# Where can I go for Rp's?(And not necessarily sex ones >.>)



## MuayThaiKing (Oct 8, 2010)

I haven't Rped in forever, and I just need a finger pointing in the right direction. 
PS: I'm designing a Rhino Beetle suit, here is where my reference pics are. If you have any good ones post em!
I have a large project ahead of me, and I need any help.

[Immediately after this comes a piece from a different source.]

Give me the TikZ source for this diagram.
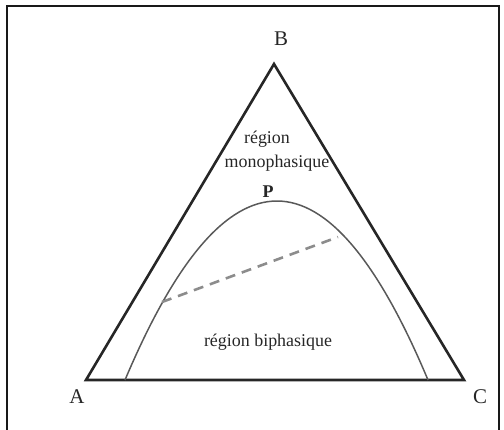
\documentclass[tikz,border=0pt]{standalone}
\usepackage{fontspec}
\setmainfont{Liberation Serif}
\begin{document}
\begin{tikzpicture}[x=1bp,y=-1bp,
  tri/.style={line width=2.6bp,draw=black!85,line join=miter},
  binodal/.style={line width=1.5bp,draw=black!65},
  tieline/.style={line width=2.6bp,draw=black!45,dash pattern=on 10bp off 7bp},
  vlabel/.style={font=\fontsize{21}{23}\selectfont,text=black!85,inner sep=0pt},
  rlabel/.style={font=\fontsize{18}{21}\selectfont,text=black!85,inner sep=0pt,align=center},
  frame/.style={line width=1.3bp,draw=black!90}]
\useasboundingbox (0,0) rectangle (504,429);
\draw[frame] (7,440) -- (7,6) -- (499,6) -- (499,440);
\coordinate (A) at (86,380);
\coordinate (B) at (274,64);
\coordinate (C) at (464,380);
\draw[tri] (A) -- (B) -- (C) -- cycle;
\coordinate (L) at (125,380);
\coordinate (P) at (277,201);
\coordinate (R) at (428,380);
\draw[binodal] (L) .. controls (175.7,260) and (226.3,201) .. (P)
  .. controls (327.3,201) and (377.7,260) .. (R);
\coordinate (T1) at (162,302);
\coordinate (T2) at (338,237);
\draw[tieline] (T1) -- (T2);
\node[vlabel] (lA) at (77,397) {A};
\node[vlabel] (lB) at (281,39) {B};
\node[vlabel] (lC) at (480,397) {C};
\node[rlabel,font=\fontsize{18}{21}\selectfont\bfseries] (lP) at (268,192) {P};
\node[rlabel] (mono1) at (267,139) {région};
\node[rlabel] (mono2) at (277,163) {monophasique};
\node[rlabel] (bi) at (268,342) {région biphasique};
\end{tikzpicture}
\end{document}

http://forums.furaffinity.net/threads/84125-My-Idea-for-a-Suit..(not-really-going-to-be-considered-furry-tho.)?highlight=


----------



## CynicalCirno (Oct 8, 2010)

Furaffinity Forums does not comperhend RP.

Out.


----------



## MuayThaiKing (Oct 8, 2010)

CynicalCirno said:


> Furaffinity Forums does not comperhend RP.
> 
> Out.


Fair enough, end of subject.


----------



## Roose Hurro (Oct 8, 2010)

http://www.unicornsvisions.com/forum/

http://roleplayzoom.proboards.com/index.cgi  ... not very many members or threads here, so we could definitely use more members.

http://www.rhjunior.com/Forum/index.php  ...  RP stuff is at the bottom.

And I have a few more I could provide, though these should be enough.


----------



## Surgat (Oct 8, 2010)

http://forums.furaffinity.net/threads/48781-Roleplaying-Sites


----------